ResFields: Residual Neural Fields for Spatiotemporal Signals
Marko Mihajlovic, Sergey Prokudin, Marc Pollefeys, Siyu Tang
TL;DR
ResFields tackles the capacity bottleneck of MLP-based neural fields for complex spatiotemporal signals by inserting time-conditioned residual layers into layer weights and factorizing these residuals with a low-rank scheme. The method increases expressive power without widening the base MLP, preserves implicit regularization, and remains broadly compatible with existing neural-field architectures. Across 2D video, temporal SDFs, dynamic NeRF, and scene-flow tasks, ResFields yield consistent gains in reconstruction quality and efficiency, including faster training and reduced memory usage.
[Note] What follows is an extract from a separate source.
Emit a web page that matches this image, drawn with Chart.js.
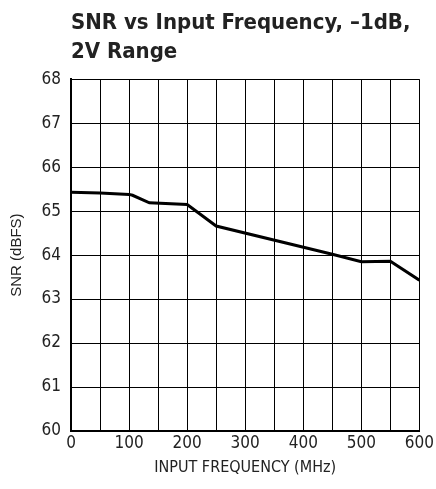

The work demonstrates strong generalization and practical promise for modeling dynamic scenes from sparse data, with open-source resources to support reproducibility and further development.
Abstract
Neural fields, a category of neural networks trained to represent high-frequency signals, have gained significant attention in recent years due to their impressive performance in modeling complex 3D data, such as signed distance (SDFs) or radiance fields (NeRFs), via a single multi-layer perceptron (MLP). However, despite the power and simplicity of representing signals with an MLP, these methods still face challenges when modeling large and complex temporal signals due to the limited capacity of MLPs. In this paper, we propose an effective approach to address this limitation by incorporating temporal residual layers into neural fields, dubbed ResFields. It is a novel class of networks specifically designed to effectively represent complex temporal signals. We conduct a comprehensive analysis of the properties of ResFields and propose a matrix factorization technique to reduce the number of trainable parameters and enhance generalization capabilities. Importantly, our formulation seamlessly integrates with existing MLP-based neural fields and consistently improves results across various challenging tasks: 2D video approximation, dynamic shape modeling via temporal SDFs, and dynamic NeRF reconstruction. Lastly, we demonstrate the practical utility of ResFields by showcasing its effectiveness in capturing dynamic 3D scenes from sparse RGBD cameras of a lightweight capture system.